Search code examples
pythonencodingpython-babelflask-babel

Flask-Babel fail to extract UTF-8 content


I have a translatable string in one of my Jinja2 templates:

Project can’t end sooner than it starts

(Note the UTF-8 apostrophe in “can’t”.)

When I extract messages and update my translation files, both the template (.pot) and translation (.po) files have the following msgid:

msgid "Project canât end sooner than it starts"

It seems Babel “translated” the UTF-8 characters as if they were in some kind of 8-bit character set.

My babel.cfg is a really short one:

[python: **.py]
[jinja2: **/templates/**.html]
extensions=jinja2.ext.autoescape,jinja2.ext.with_,webassets.ext.jinja2.AssetsExtension

Is there a way for Babel to notice the template is already in UTF-8, and not to transalete it from whatever charset it thinks? I can’t see any related option in the help output of pybabel extract --help nor pybabel extract --help.
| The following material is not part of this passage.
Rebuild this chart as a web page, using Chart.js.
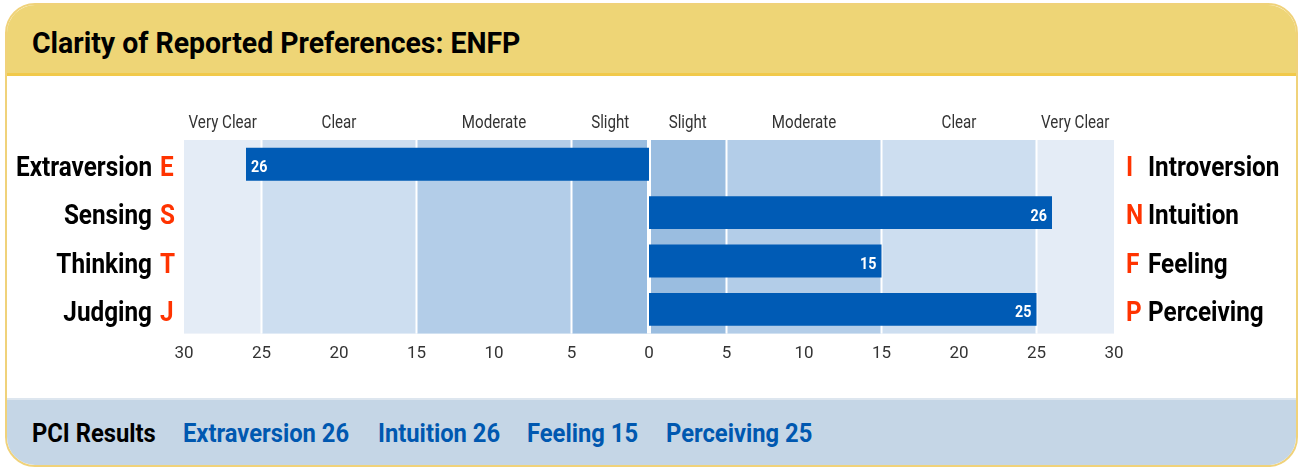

I use Python3 exclusively, for the record.


Solution

  • Turns out it is supported out of the box, it’s just seems undocumented. All I had to do is changing the configuration:

    [python: **.py]
    [jinja2: **/templates/**.html]
    encoding=utf-8
    extensions=jinja2.ext.autoescape,jinja2.ext.with_,webassets.ext.jinja2.AssetsExtension
    

    The encoding=utf-8 part did its magic, all HTML files are now treated as UTF-8 data.